Happy New Year... It seems to me that 2020 is coming with a suitcase in tow, filled with the promise of change. Personally, my 2019 was filled with heartbreak, grief, unexpected twists and turns, strength, sorrow, and lots of uninvited endings. A new year brings the hope of new beginnings, a fresh start, or a "new you". It seems so exhilarating to have the power to put mistakes, regrets, and tough times in the rearview mirror. It seems so incredibly wonderful to ring in the New Year with goals, promises, and newness to come. All of this can be reasons why we celebrate New Years Eve with excitement, confetti, champagne, laughter, and kisses..


This morning after celebrating the clock striking midnight, I found myself laying in bed with a sense of anxiety. Everything that was good and bad in 2019 was so unpredictable. It felt overwhelming to me to wake up and think about the next 365 of unknown. While I'm not a huge "resolutions gal", I am a pretty big reflector. As I lay there, I thought about all the blessings that the Lord provided me. I remembered all the people I'd lost and all the faces that become friends. I became thankful for how I had grown and how I had been supported when I fell. I prayed for those who had suffered in 2019 and would continue suffering through the New Year. I thanked God for giving me all the tribulations I had received.


Instead of being refreshed and armed to start a new decade, I realized I was scared.

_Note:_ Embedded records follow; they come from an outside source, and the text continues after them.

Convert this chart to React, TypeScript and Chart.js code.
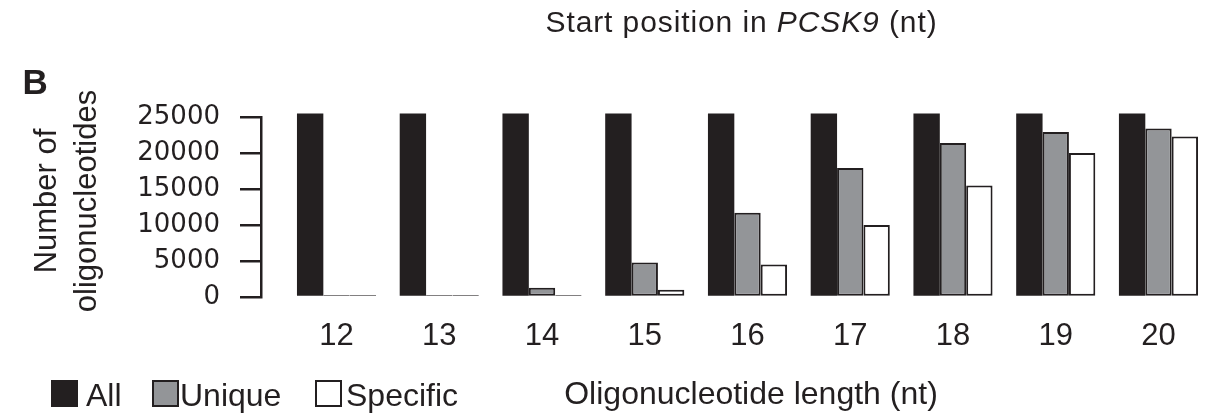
import React, { useEffect, useRef } from "react";
import { Chart, registerables } from "chart.js";

Chart.register(...registerables);

// ---- data ----
const lengths = [12, 13, 14, 15, 16, 17, 18, 19, 20];
const seriesNames = ["All", "Unique", "Specific"];
const allCounts = [25500, 25500, 25500, 25500, 25500, 25500, 25500, 25500, 25500];
const uniqueCounts = [20, 20, 1300, 4800, 11700, 17900, 21400, 22900, 23400];
const specificCounts = [20, 20, 20, 1000, 4500, 10000, 15500, 20000, 22300];
const yTicks = [0, 5000, 10000, 15000, 20000, 25000];
const yTitle = ["Number of", "oligonucleotides"];
const xTitle = "Oligonucleotide length (nt)";
const panelLetter = "B";
const topTextPre = "Start position in ";
const topTextGene = "PCSK9";
const topTextPost = " (nt)";

// ---- styles ----
const INK = "#231f20";
const seriesFill = [INK, "#939598", "#ffffff"];
const legendX = [51, 152, 315];
const legendGap = [8, 1, 4];
const titleShift: Record<string, [number, number]> = { x: [13, 0], y: [0, -6] };

// nudges the axis titles as in the figure
const axisTitleShift = {
  id: "axisTitleShift",
  beforeDraw(chart: any) {
    Object.keys(titleShift).forEach((id) => {
      const s = chart.scales[id];
      if (s && !s._shifted) {
        s._shifted = true;
        const orig = s.drawTitle.bind(s);
        s.drawTitle = function () {
          const ctx = chart.ctx;
          ctx.save();
          ctx.translate(titleShift[id][0], titleShift[id][1]);
          orig();
          ctx.restore();
        };
      }
    });
  },
};

export default function App() {
  const canvasRef = useRef<HTMLCanvasElement | null>(null);

  useEffect(() => {
    const canvas = canvasRef.current;
    if (!canvas) return;
    const series = [allCounts, uniqueCounts, specificCounts];
    const chart = new Chart(canvas, {
      type: "bar",
      data: {
        labels: lengths,
        datasets: series.map((vals, i) => ({
          label: seriesNames[i],
          data: vals,
          backgroundColor: seriesFill[i],
          borderColor: INK,
          borderWidth: i === 0 ? 0 : 2,
          borderSkipped: false,
          minBarLength: i === 0 ? 0 : 2,
          clip: false,
        })) as any,
      },
      plugins: [axisTitleShift],
      options: {
        responsive: false,
        animation: false,
        events: [],
        layout: { padding: { left: 0, right: 0, top: 117, bottom: 0 } },
        datasets: {
          bar: { barPercentage: 1, categoryPercentage: 0.77 },
        },
        plugins: {
          legend: { display: false },
          tooltip: { enabled: false },
        },
        scales: {
          x: {
            type: "linear",
            offset: false,
            min: 11.265,
            max: 20.55,
            afterBuildTicks: (scale: any) => {
              scale.ticks = lengths.map((v) => ({ value: v }));
            },
            afterFit: (scale: any) => {
              scale.height = 117;
            },
            grid: { display: false, drawTicks: false },
            border: { display: false },
            ticks: {
              autoSkip: false,
              maxRotation: 0,
              padding: 21,
              color: INK,
              font: { family: "'Liberation Sans', Arial, sans-serif", size: 31 },
              callback: (v: any) => String(v),
            },
            title: {
              display: true,
              text: xTitle,
              color: INK,
              font: { family: "'Liberation Sans', Arial, sans-serif", size: 32, lineHeight: 1.2 },
              padding: { top: 0, bottom: 0 },
            },
          },
          y: {
            type: "linear",
            min: 0,
            max: 25000,
            afterBuildTicks: (scale: any) => {
              scale.ticks = yTicks.map((v) => ({ value: v }));
            },
            afterFit: (scale: any) => {
              scale.width = 261;
            },
            grid: {
              drawOnChartArea: false,
              drawTicks: true,
              tickLength: 21,
              color: INK,
              lineWidth: 2.5,
            },
            border: { display: true, color: INK, width: 2.5 },
            ticks: {
              padding: 20,
              color: INK,
              font: { family: "'DejaVu Sans', sans-serif", size: 26 },
              callback: (v: any) => String(v),
            },
            title: {
              display: true,
              text: yTitle,
              color: INK,
              font: { family: "'Liberation Sans', Arial, sans-serif", size: 31, lineHeight: 40 / 31 },
              padding: { top: 27, bottom: 0 },
            },
          },
        },
      } as any,
    });
    return () => chart.destroy();
  }, []);

  return (
    <div
      style={{
        position: "fixed",
        left: 0,
        top: 0,
        width: 1215,
        height: 414,
        background: "#ffffff",
        color: INK,
        fontFamily: "'Liberation Sans', Arial, sans-serif",
        overflow: "hidden",
      }}
    >
      <canvas ref={canvasRef} width={1215} height={414} style={{ position: "absolute", left: 0, top: 0 }} />
      <div
        style={{
          position: "absolute",
          left: 545.5,
          top: 7,
          fontSize: 30,
          lineHeight: "30px",
          letterSpacing: "0.9px",
          whiteSpace: "nowrap",
        }}
      >
        {topTextPre}
        <i>{topTextGene}</i>
        {topTextPost}
      </div>
      <div
        style={{
          position: "absolute",
          left: 22.5,
          top: 63.5,
          fontSize: 35,
          lineHeight: "35px",
          fontWeight: "bold",
        }}
      >
        {panelLetter}
      </div>
      {seriesNames.map((name, i) => (
        <div
          key={name}
          style={{
            position: "absolute",
            left: legendX[i],
            top: 379,
            display: "flex",
            alignItems: "flex-start",
            whiteSpace: "nowrap",
          }}
        >
          <span
            style={{
              display: "inline-block",
              width: 27,
              height: 27,
              marginTop: 1,
              boxSizing: "border-box",
              background: seriesFill[i],
              border: `2px solid ${INK}`,
              marginRight: legendGap[i],
            }}
          />
          <span style={{ fontSize: 32, lineHeight: "32px" }}>{name}</span>
        </div>
      ))}
    </div>
  );
}
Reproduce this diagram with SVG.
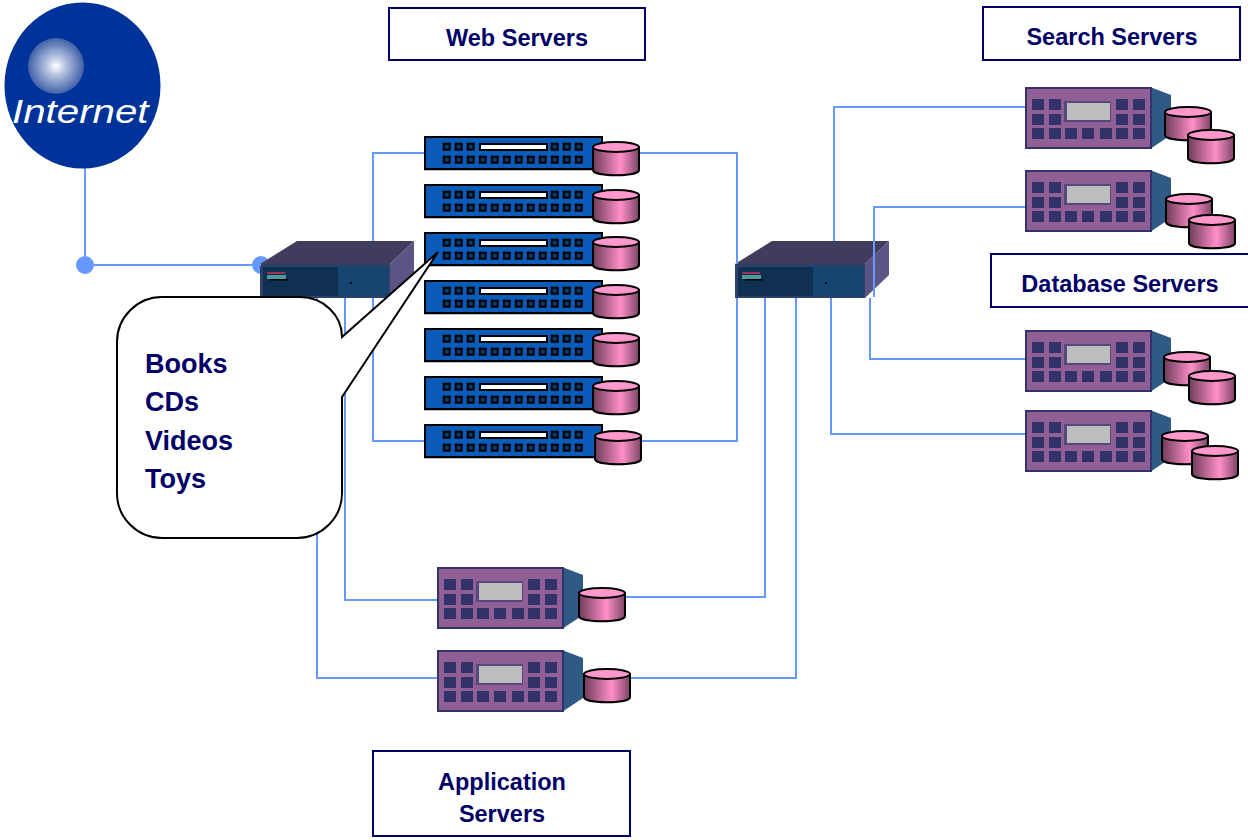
<svg xmlns="http://www.w3.org/2000/svg" xmlns:xlink="http://www.w3.org/1999/xlink" width="1248" height="840" viewBox="0 0 1248 840">
<style>
.conn{fill:none;stroke:#6699ff;stroke-width:2}
.lbl{fill:#fff;stroke:#000066;stroke-width:2}
.t{font-family:"Liberation Sans",Arial,sans-serif;font-weight:bold;font-size:23.5px;fill:#000066;text-anchor:middle}
.c{font-family:"Liberation Sans",Arial,sans-serif;font-weight:bold;font-size:27px;fill:#000066}
</style>
<defs>
<radialGradient id="glow"><stop offset="0" stop-color="#ffffff"/><stop offset=".35" stop-color="#b4c1de"/><stop offset="1" stop-color="#3f5fa8"/></radialGradient>
<linearGradient id="drumg" x1="0" x2="1" y1="0" y2="0"><stop offset="0" stop-color="#6e3c5a"/><stop offset=".6" stop-color="#ff8fc8"/><stop offset="1" stop-color="#7d4566"/></linearGradient>
<filter id="soft" x="-10%" y="-10%" width="120%" height="120%"><feGaussianBlur stdDeviation="0.7"/></filter>
<g id="drum">
<path d="M1,6 V29 C1,36 47,36 47,29 V6 Z" fill="url(#drumg)" stroke="#000" stroke-width="2"/>
<ellipse cx="24" cy="6" rx="23" ry="5" fill="#ff99cc" stroke="#000" stroke-width="2"/>
</g>
<g id="k"><rect x="-3" y="-3" width="6" height="6" fill="#0c3a66" stroke="#000" stroke-width="2"/></g>
<g id="web">
<rect x="-1" y="1" width="179" height="33" fill="#bbb"/>
<rect x="0" y="0" width="177" height="32" fill="#0a5cb8" stroke="#000" stroke-width="2"/>
<rect x="55" y="7" width="67" height="6" fill="#fff" stroke="#000" stroke-width="2"/>
<use href="#k" x="21.7" y="9.7"/><use href="#k" x="33.7" y="9.7"/><use href="#k" x="45.7" y="9.7"/>
<use href="#k" x="129.7" y="9.7"/><use href="#k" x="141.7" y="9.7"/><use href="#k" x="153.7" y="9.7"/>
<use href="#k" x="21.7" y="22.7"/><use href="#k" x="33.7" y="22.7"/><use href="#k" x="45.7" y="22.7"/><use href="#k" x="57.7" y="22.7"/><use href="#k" x="69.7" y="22.7"/><use href="#k" x="81.7" y="22.7"/><use href="#k" x="93.7" y="22.7"/><use href="#k" x="105.7" y="22.7"/><use href="#k" x="117.7" y="22.7"/><use href="#k" x="129.7" y="22.7"/><use href="#k" x="141.7" y="22.7"/><use href="#k" x="153.7" y="22.7"/>
</g>
<g id="srv">
<path d="M125,0 L146,8 V48 L125,62 Z" fill="#2f5a85" filter="url(#soft)"/>
<rect x="1" y="1" width="125" height="60" fill="#8f5f96" stroke="#33336b" stroke-width="2"/>
<g fill="#33336b" filter="url(#soft)">
<rect x="7" y="12" width="12" height="11"/><rect x="24" y="12" width="12" height="11"/><rect x="91" y="12" width="12" height="11"/><rect x="108" y="12" width="12" height="11"/>
<rect x="7" y="27" width="12" height="11"/><rect x="24" y="27" width="12" height="11"/><rect x="91" y="27" width="12" height="11"/><rect x="108" y="27" width="12" height="11"/>
<rect x="7" y="41" width="12" height="11"/><rect x="24" y="41" width="12" height="11"/><rect x="40" y="41" width="12" height="11"/><rect x="57" y="41" width="12" height="11"/><rect x="75" y="41" width="12" height="11"/><rect x="91" y="41" width="12" height="11"/><rect x="108" y="41" width="12" height="11"/>
<rect x="39" y="14" width="47" height="21" fill="#54497e"/>
</g>
<rect x="42" y="16" width="43" height="17" fill="#bdbdbd" filter="url(#soft)"/>
</g>
<g id="sw">
<path d="M0,23 L37,0 H154 L130,23 Z" fill="#403d5c"/>
<path d="M130,23 L154,0 V34 L130,57 Z" fill="#5a5585"/>
<rect x="0" y="23" width="130" height="34" fill="#2b4168"/>
<rect x="3" y="26" width="75" height="29" fill="#0f3050"/>
<rect x="78" y="26" width="50" height="29" fill="#134570"/>
<rect x="7" y="31" width="18" height="2" fill="#a03050"/>
<rect x="7" y="34" width="19" height="4" fill="#4a9a9f"/>
<rect x="10" y="38" width="18" height="1.5" fill="#000"/>
<rect x="90" y="41" width="2" height="2" fill="#000"/>
</g>
</defs>

<circle cx="261" cy="265" r="9" fill="#6699ff"/>
<g id="switch-left"><use href="#sw" x="260" y="241"/></g>
<g id="switch-right"><use href="#sw" x="735" y="241"/></g>

<g id="connectors">
<path class="conn" d="M85,168 V265 H261"/>
<circle cx="85" cy="265" r="9" fill="#6699ff"/>
<path class="conn" d="M425,153 H373 V241 M373,298 V441 H425"/>
<path class="conn" d="M640,153 H737 V264 M737,298 V441 H642"/>
<path class="conn" d="M345,298 V600 H437"/>
<path class="conn" d="M317,298 V678 H437"/>
<path class="conn" d="M626,597 H765 V298"/>
<path class="conn" d="M631,678 H796 V298"/>
<path class="conn" d="M1025,107 H834 V241"/>
<path class="conn" d="M1025,207 H874 V297"/>
<path class="conn" d="M1025,359 H870 V298"/>
<path class="conn" d="M1025,434 H831 V298"/>
</g>

<g id="internet">
<ellipse cx="82.5" cy="85.5" rx="78" ry="83" fill="#003399"/>
<circle cx="56" cy="66" r="28" fill="url(#glow)"/>
<text transform="translate(12,123) scale(1.22,1)" font-family="Liberation Sans,Arial,sans-serif" font-style="italic" font-size="33" fill="#fff">Internet</text>
</g>

<g id="web1"><use href="#web" x="425" y="137"/><use href="#drum" x="592" y="141"/></g>
<g id="web2"><use href="#web" x="425" y="185"/><use href="#drum" x="592" y="189"/></g>
<g id="web3"><use href="#web" x="425" y="233"/><use href="#drum" x="592" y="236"/></g>
<g id="web4"><use href="#web" x="425" y="281"/><use href="#drum" x="592" y="284"/></g>
<g id="web5"><use href="#web" x="425" y="329"/><use href="#drum" x="592" y="332"/></g>
<g id="web6"><use href="#web" x="425" y="377"/><use href="#drum" x="592" y="380"/></g>
<g id="web7"><use href="#web" x="425" y="425"/><use href="#drum" x="594" y="430"/></g>

<g id="search1"><use href="#srv" x="1025" y="87"/><use href="#drum" x="1164" y="106"/><use href="#drum" x="1187" y="129"/></g>
<g id="search2"><use href="#srv" x="1025" y="170"/><use href="#drum" x="1165" y="193"/><use href="#drum" x="1188" y="214"/></g>
<g id="db1"><use href="#srv" x="1025" y="330"/><use href="#drum" x="1163" y="351"/><use href="#drum" x="1188" y="370"/></g>
<g id="db2"><use href="#srv" x="1025" y="410"/><use href="#drum" x="1161" y="430"/><use href="#drum" x="1191" y="445"/></g>
<g id="app1"><use href="#srv" x="437" y="567"/><use href="#drum" x="578" y="587"/></g>
<g id="app2"><use href="#srv" x="437" y="650"/><use href="#drum" x="583" y="668"/></g>

<g id="label-web"><rect class="lbl" x="389" y="8" width="256" height="52"/><text class="t" x="517" y="46">Web Servers</text></g>
<g id="label-search"><rect class="lbl" x="983" y="7" width="257" height="53"/><text class="t" x="1112" y="45">Search Servers</text></g>
<g id="label-db"><rect class="lbl" x="991" y="254" width="258" height="53"/><text class="t" x="1120" y="292">Database Servers</text></g>
<g id="label-app"><rect class="lbl" x="373" y="751" width="257" height="85"/><text class="t" x="502" y="790">Application</text><text class="t" x="502" y="822">Servers</text></g>

<g id="callout">
<path d="M162,297 H300 A42,40 0 0 1 342,337 L438,252 L342,397 V493 A45,45 0 0 1 297,538 H162 A45,45 0 0 1 117,493 V342 A45,45 0 0 1 162,297 Z" fill="#fff" stroke="#000" stroke-width="2"/>
<text class="c" x="145" y="373">Books</text>
<text class="c" x="145" y="411">CDs</text>
<text class="c" x="145" y="450">Videos</text>
<text class="c" x="145" y="488">Toys</text>
</g>
</svg>
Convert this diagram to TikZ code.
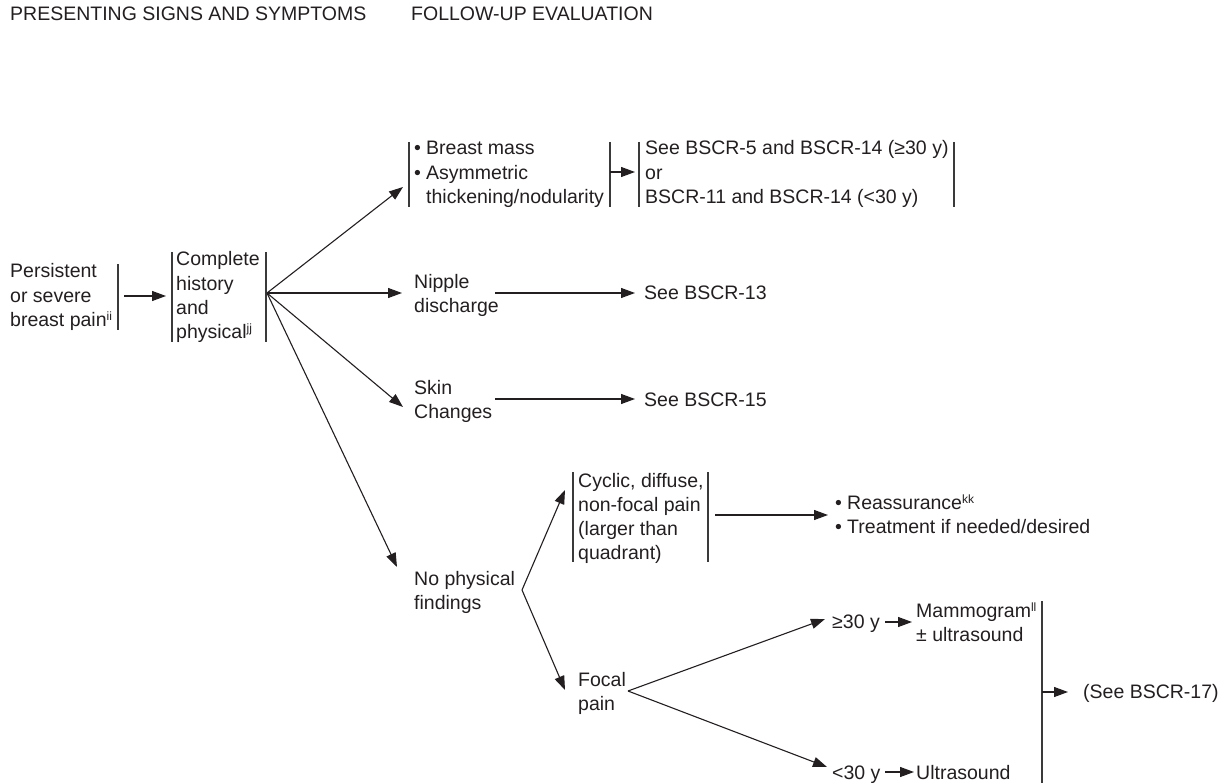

Realizing the unknown, I begin trying to plan what I could accomplish, what I would change, and where I would be at the end of the year. What areas should I work on in my faith, personality, and bad habits? Thoughts started forming about what I could achieve and fear of what could happen in the future.


While it is important to reflect upon your life, what you want, and what you should change, I started to realize how overwhelming that could be. With a future unplanned and no sense of control, I turned to one of my favorite scriptures... Matthew 11:28-30.


I'm not sure what 2020 will look like for me, but I do know that God has already seen it. When I experienced both the joyful things and sorrowful things in 2019, He was already there. He already knew that he would be walking with me through whatever testimony came my way. Change can be so exciting, but it can also bring a feeling of discomfort, distrust, and lost normality. After reading this scripture, my anxiety started to lift. He reminded me that no matter what comes, I can find refuge and rest in the Lord. He wrote to me and said He is gentle and humble and has my best interests in mind. He promised that no matter what happens, He will always know the future.

So... I created a New Years Resolution.


Whatever happens in this New Year and new decade, I will get in the habit of reminding myself God's grace. I will pray for hope when I'm lost, pray for comfort when the unexpected happens, and turn to help when the load becomes to heavy. I will celebrate the blessings bestowed, laugh with those I love, and notice the little things as they come. I will be grateful for both the trials and tribulations. I will tell myself to trust. I will open my heart to others.


But most importantly, I will know who is in control.


Sending showers of blessings, hugs of comfort, and prayers of peace to you and your family in the New Year.